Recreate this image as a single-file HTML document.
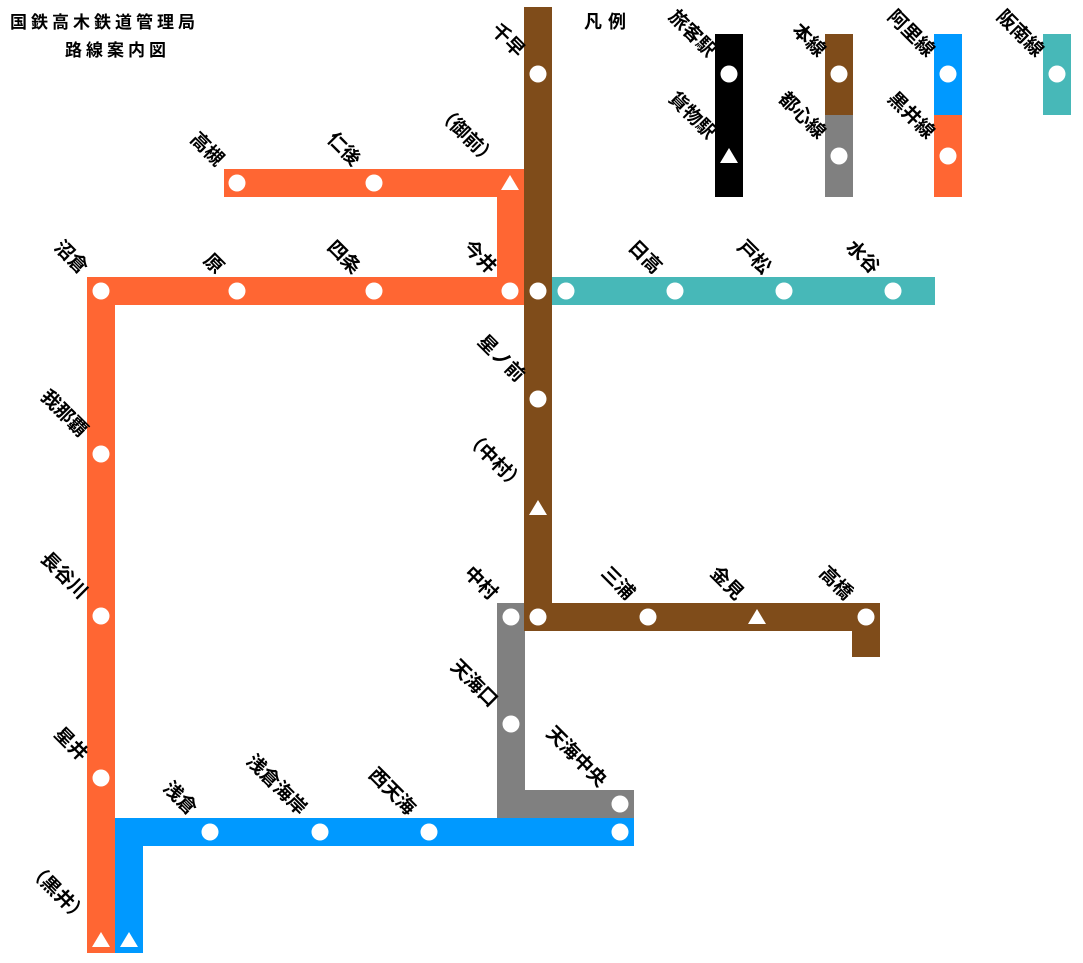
<!DOCTYPE html>
<html><head><meta charset="utf-8"><style>
html,body{margin:0;padding:0;background:#fff;}
svg{display:block;}
text{font-family:"Liberation Sans","Noto Sans CJK JP",sans-serif;font-weight:bold;font-size:19px;fill:#000;}
</style></head><body>
<svg width="1083" height="963" viewBox="0 0 1083 963" xmlns="http://www.w3.org/2000/svg">
<defs>
<circle id="c" r="8.5" fill="#fff"/>
<polygon id="t" points="0,-8 9,7 -9,7" fill="#fff"/>
</defs>
<text x="10" y="28" style="letter-spacing:4px;font-size:17px">国鉄高木鉄道管理局</text>
<text x="65" y="56" style="letter-spacing:4px;font-size:17px">路線案内図</text>
<text x="584" y="28" style="letter-spacing:6px;font-size:18px">凡例</text>

<rect x="224" y="169" width="300" height="28" fill="#ff6633"/>
<rect x="497" y="169" width="27" height="136" fill="#ff6633"/>
<rect x="87" y="277" width="437" height="28" fill="#ff6633"/>
<rect x="87" y="277" width="28" height="676" fill="#ff6633"/>
<rect x="552" y="277" width="383" height="28" fill="#47b8b8"/>
<rect x="497" y="603" width="28" height="215" fill="#808080"/>
<rect x="497" y="790" width="137" height="28" fill="#808080"/>
<rect x="115" y="818" width="519" height="28" fill="#0099ff"/>
<rect x="115" y="818" width="28" height="135" fill="#0099ff"/>
<rect x="524" y="7" width="28" height="624" fill="#7f4c1a"/>
<rect x="524" y="603" width="356" height="28" fill="#7f4c1a"/>
<rect x="852" y="603" width="28" height="54" fill="#7f4c1a"/>

<rect x="715" y="34" width="28" height="163" fill="#000"/>
<rect x="825" y="34" width="28" height="81" fill="#7f4c1a"/>
<rect x="825" y="115" width="28" height="82" fill="#808080"/>
<rect x="934" y="34" width="28" height="81" fill="#0099ff"/>
<rect x="934" y="115" width="28" height="82" fill="#ff6633"/>
<rect x="1043" y="34" width="28" height="81" fill="#47b8b8"/>
<use href="#c" x="729" y="74"/><use href="#t" x="729" y="156"/>
<use href="#c" x="839" y="74"/><use href="#c" x="839" y="156"/>
<use href="#c" x="948" y="74"/><use href="#c" x="948" y="156"/>
<use href="#c" x="1057" y="74"/>

<use href="#c" x="538" y="74"/>
<use href="#c" x="237" y="183"/><use href="#c" x="374" y="183"/><use href="#t" x="510" y="183"/>
<use href="#c" x="101" y="291"/><use href="#c" x="237" y="291"/><use href="#c" x="374" y="291"/><use href="#c" x="510" y="291"/><use href="#c" x="538" y="291"/>
<use href="#c" x="566" y="291"/><use href="#c" x="675" y="291"/><use href="#c" x="784" y="291"/><use href="#c" x="893" y="291"/>
<use href="#c" x="538" y="399"/><use href="#t" x="538" y="508"/>
<use href="#c" x="511" y="617"/><use href="#c" x="538" y="617"/><use href="#c" x="648" y="617"/><use href="#t" x="757" y="617"/><use href="#c" x="866" y="617"/>
<use href="#c" x="511" y="724"/><use href="#c" x="620" y="804"/>
<use href="#c" x="101" y="454"/><use href="#c" x="101" y="616"/><use href="#c" x="101" y="778"/><use href="#t" x="101" y="940"/>
<use href="#c" x="210" y="832"/><use href="#c" x="320" y="832"/><use href="#c" x="429" y="832"/><use href="#c" x="620" y="832"/>
<use href="#t" x="129" y="940"/>

<g text-anchor="end">
<text transform="translate(708,58) rotate(45)">旅客駅</text>
<text transform="translate(708,140) rotate(45)">貨物駅</text>
<text transform="translate(818,58) rotate(45)">本線</text>
<text transform="translate(818,140) rotate(45)">都心線</text>
<text transform="translate(927,58) rotate(45)">阿里線</text>
<text transform="translate(927,140) rotate(45)">黒井線</text>
<text transform="translate(1036,58) rotate(45)">阪南線</text>

<text transform="translate(517,58) rotate(45)">千早</text>
<text transform="translate(216,167) rotate(45)">高槻</text>
<text transform="translate(353,167) rotate(45)">仁後</text>
<text transform="translate(489,167) rotate(45)">（御前）</text>
<text transform="translate(80,275) rotate(45)">沼倉</text>
<text transform="translate(216,275) rotate(45)">原</text>
<text transform="translate(353,275) rotate(45)">四条</text>
<text transform="translate(489,275) rotate(45)">今井</text>
<text transform="translate(654,275) rotate(45)">日高</text>
<text transform="translate(763,275) rotate(45)">戸松</text>
<text transform="translate(872,275) rotate(45)">水谷</text>
<text transform="translate(517,383) rotate(45)">星ノ前</text>
<text transform="translate(517,492) rotate(45)">（中村）</text>
<text transform="translate(490,601) rotate(45)">中村</text>
<text transform="translate(627,601) rotate(45)">三浦</text>
<text transform="translate(736,601) rotate(45)">金見</text>
<text transform="translate(845,601) rotate(45)">高橋</text>
<text transform="translate(490,708) rotate(45)">天海口</text>
<text transform="translate(599,788) rotate(45)">天海中央</text>
<text transform="translate(80,438) rotate(45)">我那覇</text>
<text transform="translate(80,600) rotate(45)">長谷川</text>
<text transform="translate(80,762) rotate(45)">星井</text>
<text transform="translate(80,924) rotate(45)">（黒井）</text>
<text transform="translate(189,816) rotate(45)">浅倉</text>
<text transform="translate(299,816) rotate(45)">浅倉海岸</text>
<text transform="translate(408,816) rotate(45)">西天海</text>
</g>
</svg>
</body></html>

○ ○ ○

▸ **The problem**
Quote the preceding listing precisely and completely, omitting its images.

▸ **Response below**
Recreate this image as a single-file HTML document.
<!DOCTYPE html>
<html><head><meta charset="utf-8"><style>
html,body{margin:0;padding:0;background:#fff;}
svg{display:block;}
text{font-family:"Liberation Sans","Noto Sans CJK JP",sans-serif;font-weight:bold;font-size:19px;fill:#000;}
</style></head><body>
<svg width="1083" height="963" viewBox="0 0 1083 963" xmlns="http://www.w3.org/2000/svg">
<defs>
<circle id="c" r="8.5" fill="#fff"/>
<polygon id="t" points="0,-8 9,7 -9,7" fill="#fff"/>
</defs>
<text x="10" y="28" style="letter-spacing:4px;font-size:17px">国鉄高木鉄道管理局</text>
<text x="65" y="56" style="letter-spacing:4px;font-size:17px">路線案内図</text>
<text x="584" y="28" style="letter-spacing:6px;font-size:18px">凡例</text>

<rect x="224" y="169" width="300" height="28" fill="#ff6633"/>
<rect x="497" y="169" width="27" height="136" fill="#ff6633"/>
<rect x="87" y="277" width="437" height="28" fill="#ff6633"/>
<rect x="87" y="277" width="28" height="676" fill="#ff6633"/>
<rect x="552" y="277" width="383" height="28" fill="#47b8b8"/>
<rect x="497" y="603" width="28" height="215" fill="#808080"/>
<rect x="497" y="790" width="137" height="28" fill="#808080"/>
<rect x="115" y="818" width="519" height="28" fill="#0099ff"/>
<rect x="115" y="818" width="28" height="135" fill="#0099ff"/>
<rect x="524" y="7" width="28" height="624" fill="#7f4c1a"/>
<rect x="524" y="603" width="356" height="28" fill="#7f4c1a"/>
<rect x="852" y="603" width="28" height="54" fill="#7f4c1a"/>

<rect x="715" y="34" width="28" height="163" fill="#000"/>
<rect x="825" y="34" width="28" height="81" fill="#7f4c1a"/>
<rect x="825" y="115" width="28" height="82" fill="#808080"/>
<rect x="934" y="34" width="28" height="81" fill="#0099ff"/>
<rect x="934" y="115" width="28" height="82" fill="#ff6633"/>
<rect x="1043" y="34" width="28" height="81" fill="#47b8b8"/>
<use href="#c" x="729" y="74"/><use href="#t" x="729" y="156"/>
<use href="#c" x="839" y="74"/><use href="#c" x="839" y="156"/>
<use href="#c" x="948" y="74"/><use href="#c" x="948" y="156"/>
<use href="#c" x="1057" y="74"/>

<use href="#c" x="538" y="74"/>
<use href="#c" x="237" y="183"/><use href="#c" x="374" y="183"/><use href="#t" x="510" y="183"/>
<use href="#c" x="101" y="291"/><use href="#c" x="237" y="291"/><use href="#c" x="374" y="291"/><use href="#c" x="510" y="291"/><use href="#c" x="538" y="291"/>
<use href="#c" x="566" y="291"/><use href="#c" x="675" y="291"/><use href="#c" x="784" y="291"/><use href="#c" x="893" y="291"/>
<use href="#c" x="538" y="399"/><use href="#t" x="538" y="508"/>
<use href="#c" x="511" y="617"/><use href="#c" x="538" y="617"/><use href="#c" x="648" y="617"/><use href="#t" x="757" y="617"/><use href="#c" x="866" y="617"/>
<use href="#c" x="511" y="724"/><use href="#c" x="620" y="804"/>
<use href="#c" x="101" y="454"/><use href="#c" x="101" y="616"/><use href="#c" x="101" y="778"/><use href="#t" x="101" y="940"/>
<use href="#c" x="210" y="832"/><use href="#c" x="320" y="832"/><use href="#c" x="429" y="832"/><use href="#c" x="620" y="832"/>
<use href="#t" x="129" y="940"/>

<g text-anchor="end">
<text transform="translate(708,58) rotate(45)">旅客駅</text>
<text transform="translate(708,140) rotate(45)">貨物駅</text>
<text transform="translate(818,58) rotate(45)">本線</text>
<text transform="translate(818,140) rotate(45)">都心線</text>
<text transform="translate(927,58) rotate(45)">阿里線</text>
<text transform="translate(927,140) rotate(45)">黒井線</text>
<text transform="translate(1036,58) rotate(45)">阪南線</text>

<text transform="translate(517,58) rotate(45)">千早</text>
<text transform="translate(216,167) rotate(45)">高槻</text>
<text transform="translate(353,167) rotate(45)">仁後</text>
<text transform="translate(489,167) rotate(45)">（御前）</text>
<text transform="translate(80,275) rotate(45)">沼倉</text>
<text transform="translate(216,275) rotate(45)">原</text>
<text transform="translate(353,275) rotate(45)">四条</text>
<text transform="translate(489,275) rotate(45)">今井</text>
<text transform="translate(654,275) rotate(45)">日高</text>
<text transform="translate(763,275) rotate(45)">戸松</text>
<text transform="translate(872,275) rotate(45)">水谷</text>
<text transform="translate(517,383) rotate(45)">星ノ前</text>
<text transform="translate(517,492) rotate(45)">（中村）</text>
<text transform="translate(490,601) rotate(45)">中村</text>
<text transform="translate(627,601) rotate(45)">三浦</text>
<text transform="translate(736,601) rotate(45)">金見</text>
<text transform="translate(845,601) rotate(45)">高橋</text>
<text transform="translate(490,708) rotate(45)">天海口</text>
<text transform="translate(599,788) rotate(45)">天海中央</text>
<text transform="translate(80,438) rotate(45)">我那覇</text>
<text transform="translate(80,600) rotate(45)">長谷川</text>
<text transform="translate(80,762) rotate(45)">星井</text>
<text transform="translate(80,924) rotate(45)">（黒井）</text>
<text transform="translate(189,816) rotate(45)">浅倉</text>
<text transform="translate(299,816) rotate(45)">浅倉海岸</text>
<text transform="translate(408,816) rotate(45)">西天海</text>
</g>
</svg>
</body></html>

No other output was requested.